* START Exercise materials *
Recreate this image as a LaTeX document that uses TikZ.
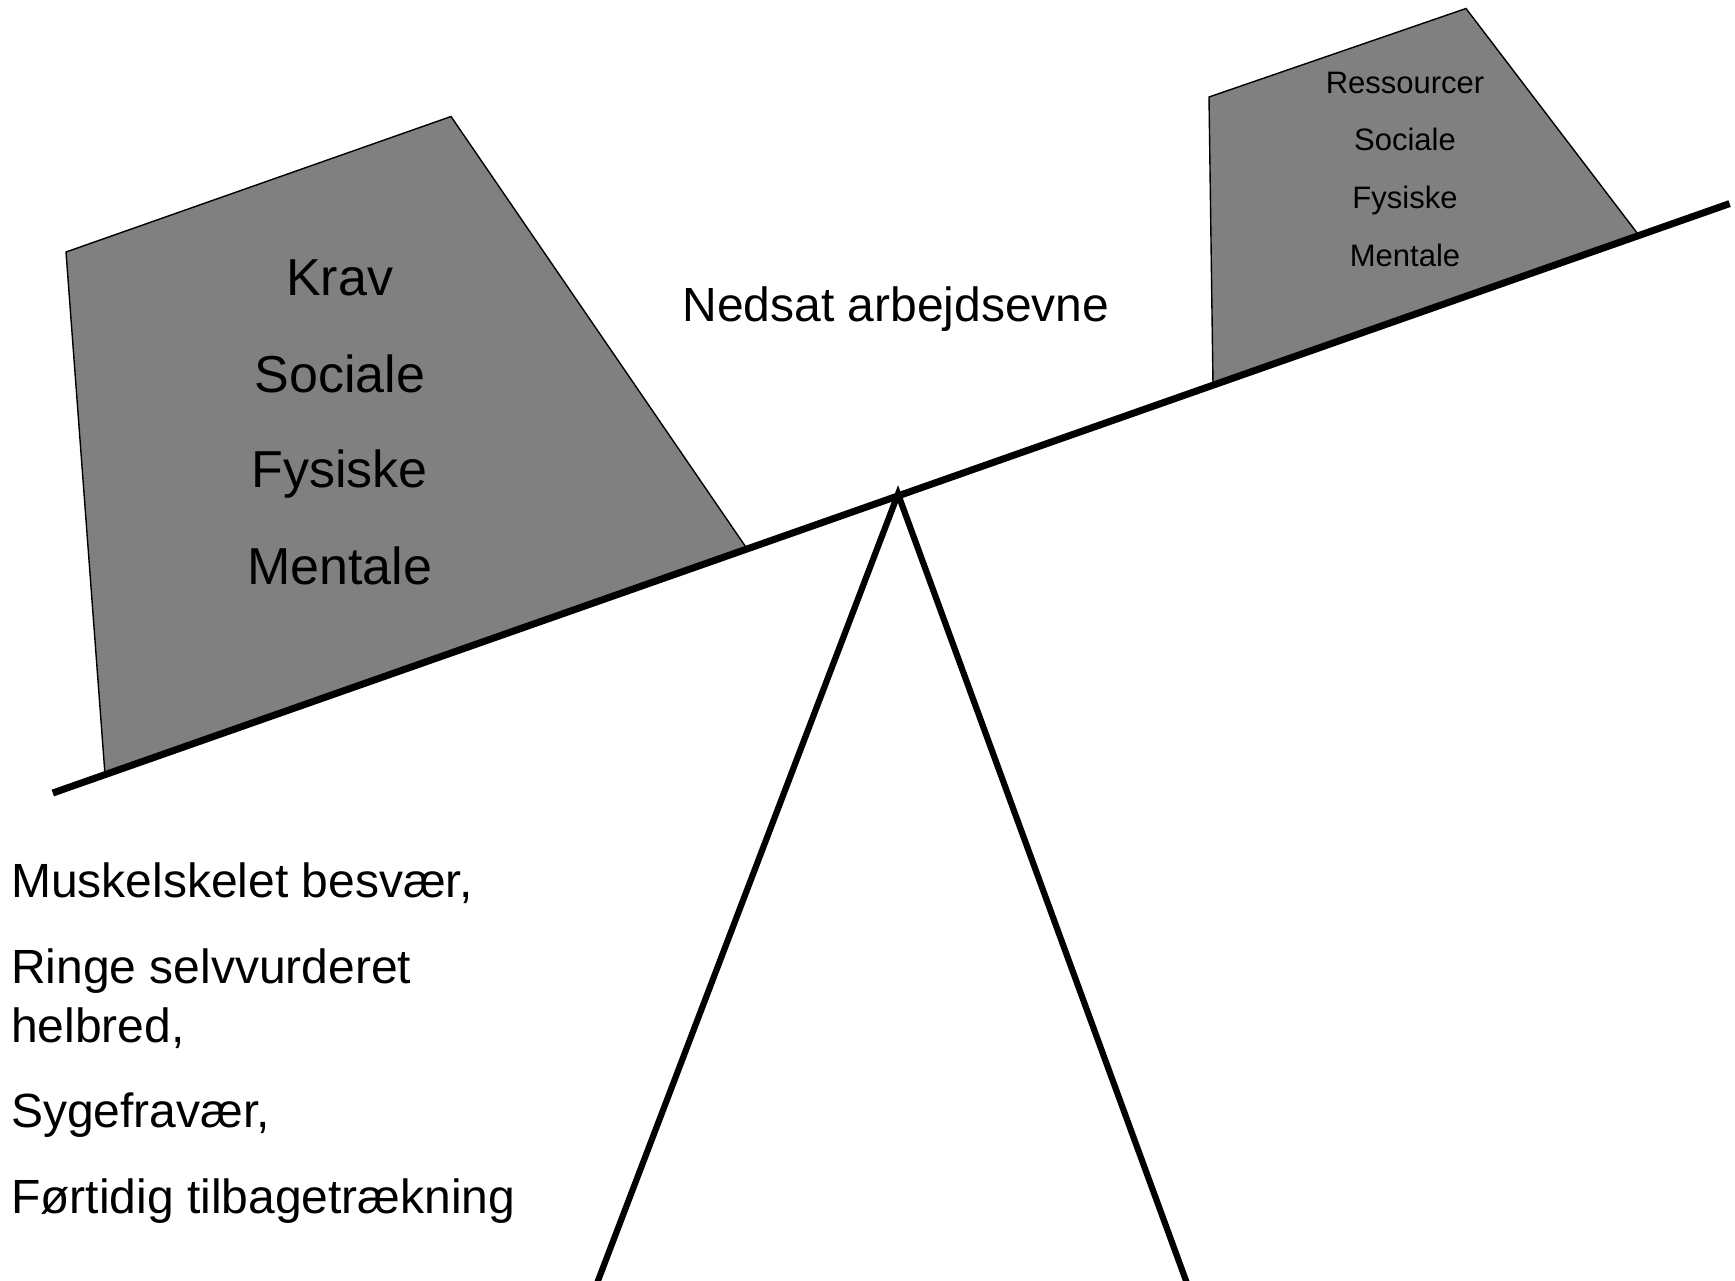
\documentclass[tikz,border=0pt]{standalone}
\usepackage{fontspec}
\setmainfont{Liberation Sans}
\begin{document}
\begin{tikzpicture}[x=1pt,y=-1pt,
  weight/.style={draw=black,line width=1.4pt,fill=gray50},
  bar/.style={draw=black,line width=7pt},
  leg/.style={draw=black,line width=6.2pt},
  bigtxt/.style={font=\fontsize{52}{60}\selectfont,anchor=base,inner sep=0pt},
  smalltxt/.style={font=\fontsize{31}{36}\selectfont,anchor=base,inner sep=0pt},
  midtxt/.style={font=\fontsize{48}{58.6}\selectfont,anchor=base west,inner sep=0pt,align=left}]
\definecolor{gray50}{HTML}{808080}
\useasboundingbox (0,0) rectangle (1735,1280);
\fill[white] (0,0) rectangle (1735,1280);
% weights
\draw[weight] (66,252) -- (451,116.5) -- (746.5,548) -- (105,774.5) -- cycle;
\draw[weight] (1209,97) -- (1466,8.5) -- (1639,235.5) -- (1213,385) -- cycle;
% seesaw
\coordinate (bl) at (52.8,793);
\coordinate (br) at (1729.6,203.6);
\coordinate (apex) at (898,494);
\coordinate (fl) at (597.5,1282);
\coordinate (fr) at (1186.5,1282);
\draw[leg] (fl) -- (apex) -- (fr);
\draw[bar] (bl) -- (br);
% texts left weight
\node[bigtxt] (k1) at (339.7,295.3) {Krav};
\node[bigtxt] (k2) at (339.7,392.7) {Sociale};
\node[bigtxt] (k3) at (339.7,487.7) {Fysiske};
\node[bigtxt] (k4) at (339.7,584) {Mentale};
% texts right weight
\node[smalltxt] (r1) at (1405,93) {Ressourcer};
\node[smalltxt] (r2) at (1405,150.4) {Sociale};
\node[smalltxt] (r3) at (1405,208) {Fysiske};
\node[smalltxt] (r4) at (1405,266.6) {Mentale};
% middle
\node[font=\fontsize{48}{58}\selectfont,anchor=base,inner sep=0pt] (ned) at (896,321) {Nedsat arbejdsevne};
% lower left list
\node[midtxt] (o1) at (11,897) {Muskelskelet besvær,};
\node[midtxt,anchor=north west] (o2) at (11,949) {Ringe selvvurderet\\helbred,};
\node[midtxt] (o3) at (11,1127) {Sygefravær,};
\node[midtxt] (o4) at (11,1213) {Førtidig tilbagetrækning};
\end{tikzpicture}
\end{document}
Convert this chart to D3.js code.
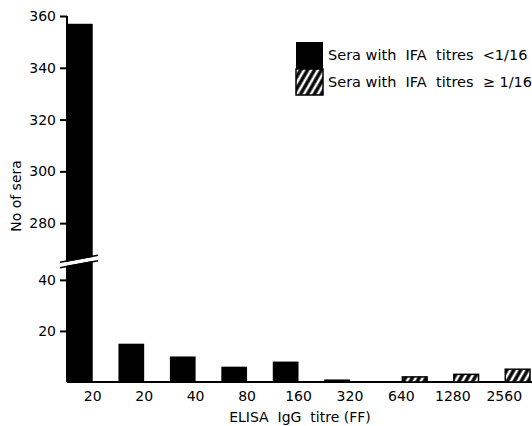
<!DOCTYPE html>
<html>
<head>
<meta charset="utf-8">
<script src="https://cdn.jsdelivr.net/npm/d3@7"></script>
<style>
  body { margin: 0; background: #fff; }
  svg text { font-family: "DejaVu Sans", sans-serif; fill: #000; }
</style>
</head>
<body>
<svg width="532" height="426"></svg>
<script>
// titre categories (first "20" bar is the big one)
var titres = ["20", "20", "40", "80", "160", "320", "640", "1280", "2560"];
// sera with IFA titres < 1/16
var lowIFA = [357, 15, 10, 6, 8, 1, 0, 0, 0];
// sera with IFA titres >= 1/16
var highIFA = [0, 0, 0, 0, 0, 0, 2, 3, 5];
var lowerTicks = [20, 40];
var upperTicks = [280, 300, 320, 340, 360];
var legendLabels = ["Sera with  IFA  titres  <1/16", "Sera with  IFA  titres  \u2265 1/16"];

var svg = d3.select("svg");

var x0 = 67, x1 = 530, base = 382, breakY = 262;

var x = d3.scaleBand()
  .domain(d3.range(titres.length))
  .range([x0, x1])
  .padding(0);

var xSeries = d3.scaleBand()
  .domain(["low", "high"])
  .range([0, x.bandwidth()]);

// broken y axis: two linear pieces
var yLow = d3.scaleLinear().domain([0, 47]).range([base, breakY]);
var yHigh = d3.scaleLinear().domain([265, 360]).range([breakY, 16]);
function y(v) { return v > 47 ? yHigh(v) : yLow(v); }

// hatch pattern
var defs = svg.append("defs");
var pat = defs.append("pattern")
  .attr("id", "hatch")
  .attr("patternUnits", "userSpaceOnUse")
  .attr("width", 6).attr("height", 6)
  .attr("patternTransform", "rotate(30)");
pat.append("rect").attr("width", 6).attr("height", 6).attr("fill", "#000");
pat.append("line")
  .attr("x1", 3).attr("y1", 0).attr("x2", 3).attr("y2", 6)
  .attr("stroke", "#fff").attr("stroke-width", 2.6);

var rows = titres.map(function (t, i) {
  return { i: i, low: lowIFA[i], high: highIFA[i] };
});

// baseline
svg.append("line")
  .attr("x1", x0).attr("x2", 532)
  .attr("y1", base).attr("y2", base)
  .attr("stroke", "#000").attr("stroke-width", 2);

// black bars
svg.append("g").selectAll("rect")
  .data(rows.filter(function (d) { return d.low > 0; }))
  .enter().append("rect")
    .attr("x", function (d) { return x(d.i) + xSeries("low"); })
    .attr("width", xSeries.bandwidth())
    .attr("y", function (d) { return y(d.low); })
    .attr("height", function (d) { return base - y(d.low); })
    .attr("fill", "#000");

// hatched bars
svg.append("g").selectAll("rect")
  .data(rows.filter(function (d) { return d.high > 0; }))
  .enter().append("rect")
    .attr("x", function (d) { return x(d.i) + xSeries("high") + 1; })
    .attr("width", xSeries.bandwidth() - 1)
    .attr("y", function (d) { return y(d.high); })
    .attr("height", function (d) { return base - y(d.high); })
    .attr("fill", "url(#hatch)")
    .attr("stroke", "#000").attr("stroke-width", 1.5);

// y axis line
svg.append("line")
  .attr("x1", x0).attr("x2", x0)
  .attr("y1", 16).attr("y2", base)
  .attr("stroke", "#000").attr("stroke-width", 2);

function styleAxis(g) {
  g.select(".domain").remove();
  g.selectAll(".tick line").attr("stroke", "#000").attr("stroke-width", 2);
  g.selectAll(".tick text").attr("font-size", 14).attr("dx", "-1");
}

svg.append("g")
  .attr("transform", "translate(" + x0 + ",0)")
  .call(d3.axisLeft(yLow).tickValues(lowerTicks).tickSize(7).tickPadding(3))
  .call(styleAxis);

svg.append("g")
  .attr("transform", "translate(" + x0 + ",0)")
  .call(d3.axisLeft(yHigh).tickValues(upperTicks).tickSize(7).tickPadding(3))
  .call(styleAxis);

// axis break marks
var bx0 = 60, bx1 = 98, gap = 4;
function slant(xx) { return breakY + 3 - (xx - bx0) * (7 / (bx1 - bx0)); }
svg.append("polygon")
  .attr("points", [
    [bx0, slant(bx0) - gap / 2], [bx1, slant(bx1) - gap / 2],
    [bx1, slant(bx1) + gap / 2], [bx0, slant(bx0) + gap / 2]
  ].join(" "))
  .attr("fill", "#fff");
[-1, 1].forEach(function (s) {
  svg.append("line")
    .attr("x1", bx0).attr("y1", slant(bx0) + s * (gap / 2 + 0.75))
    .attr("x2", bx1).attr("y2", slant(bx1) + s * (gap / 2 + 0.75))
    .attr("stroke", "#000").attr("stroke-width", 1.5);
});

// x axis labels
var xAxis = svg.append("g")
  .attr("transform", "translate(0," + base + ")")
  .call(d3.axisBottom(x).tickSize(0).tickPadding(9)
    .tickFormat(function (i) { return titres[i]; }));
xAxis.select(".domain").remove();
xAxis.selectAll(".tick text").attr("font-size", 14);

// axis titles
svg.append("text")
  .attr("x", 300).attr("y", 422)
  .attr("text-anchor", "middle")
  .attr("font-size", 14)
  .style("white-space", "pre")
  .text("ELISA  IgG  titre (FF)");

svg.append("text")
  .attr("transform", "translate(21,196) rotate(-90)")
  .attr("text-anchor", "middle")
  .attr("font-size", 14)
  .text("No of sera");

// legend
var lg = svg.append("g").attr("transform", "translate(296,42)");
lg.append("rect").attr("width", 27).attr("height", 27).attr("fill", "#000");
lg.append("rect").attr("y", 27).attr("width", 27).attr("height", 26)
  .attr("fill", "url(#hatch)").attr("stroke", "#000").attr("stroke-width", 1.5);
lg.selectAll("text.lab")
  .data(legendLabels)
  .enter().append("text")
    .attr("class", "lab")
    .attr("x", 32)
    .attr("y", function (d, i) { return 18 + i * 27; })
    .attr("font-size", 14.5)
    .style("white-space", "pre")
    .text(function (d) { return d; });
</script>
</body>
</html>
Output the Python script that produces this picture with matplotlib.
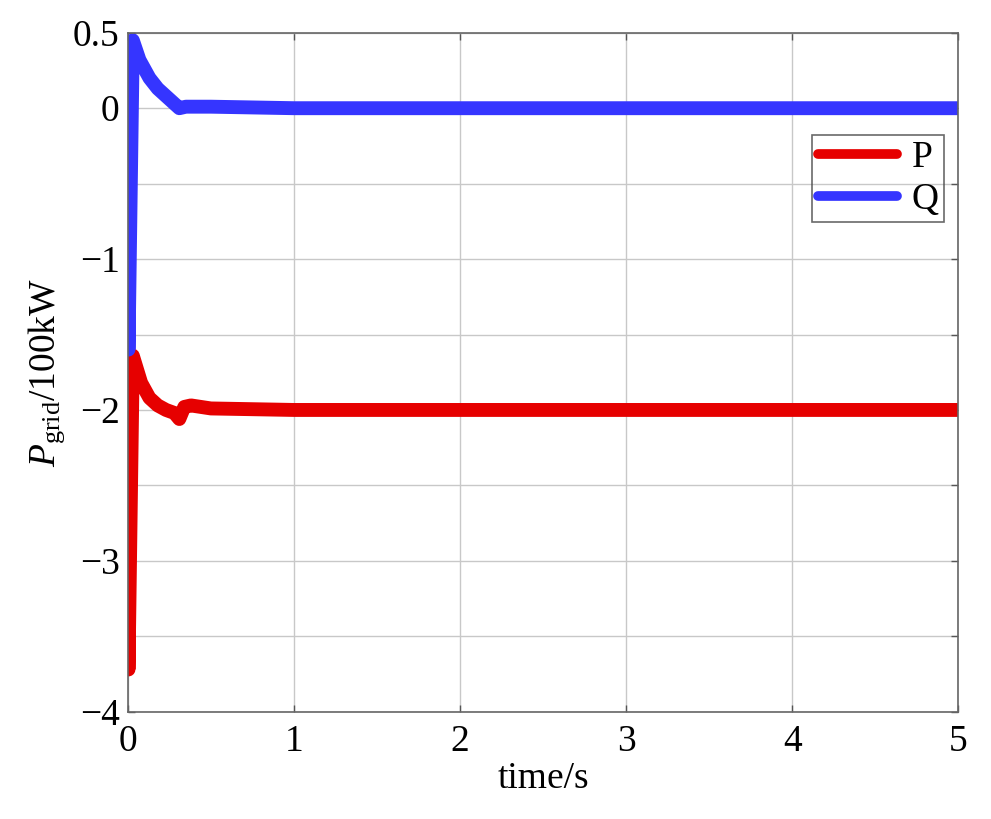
* END Exercise materials *
- Problem description -
Omit all pictures and repeat exactly the lines from the one containing "Convert this chart to D3.js code." through the one containing "47 ? yHigh(v)", ends included, with nothing added.

- Task response -
Convert this chart to D3.js code.
<!DOCTYPE html>
<html>
<head>
<meta charset="utf-8">
<script src="https://cdn.jsdelivr.net/npm/d3@7"></script>
<style>
  body { margin: 0; background: #fff; }
  svg text { font-family: "DejaVu Sans", sans-serif; fill: #000; }
</style>
</head>
<body>
<svg width="532" height="426"></svg>
<script>
// titre categories (first "20" bar is the big one)
var titres = ["20", "20", "40", "80", "160", "320", "640", "1280", "2560"];
// sera with IFA titres < 1/16
var lowIFA = [357, 15, 10, 6, 8, 1, 0, 0, 0];
// sera with IFA titres >= 1/16
var highIFA = [0, 0, 0, 0, 0, 0, 2, 3, 5];
var lowerTicks = [20, 40];
var upperTicks = [280, 300, 320, 340, 360];
var legendLabels = ["Sera with  IFA  titres  <1/16", "Sera with  IFA  titres  \u2265 1/16"];

var svg = d3.select("svg");

var x0 = 67, x1 = 530, base = 382, breakY = 262;

var x = d3.scaleBand()
  .domain(d3.range(titres.length))
  .range([x0, x1])
  .padding(0);

var xSeries = d3.scaleBand()
  .domain(["low", "high"])
  .range([0, x.bandwidth()]);

// broken y axis: two linear pieces
var yLow = d3.scaleLinear().domain([0, 47]).range([base, breakY]);
var yHigh = d3.scaleLinear().domain([265, 360]).range([breakY, 16]);
function y(v) { return v > 47 ? yHigh(v) : yLow(v); }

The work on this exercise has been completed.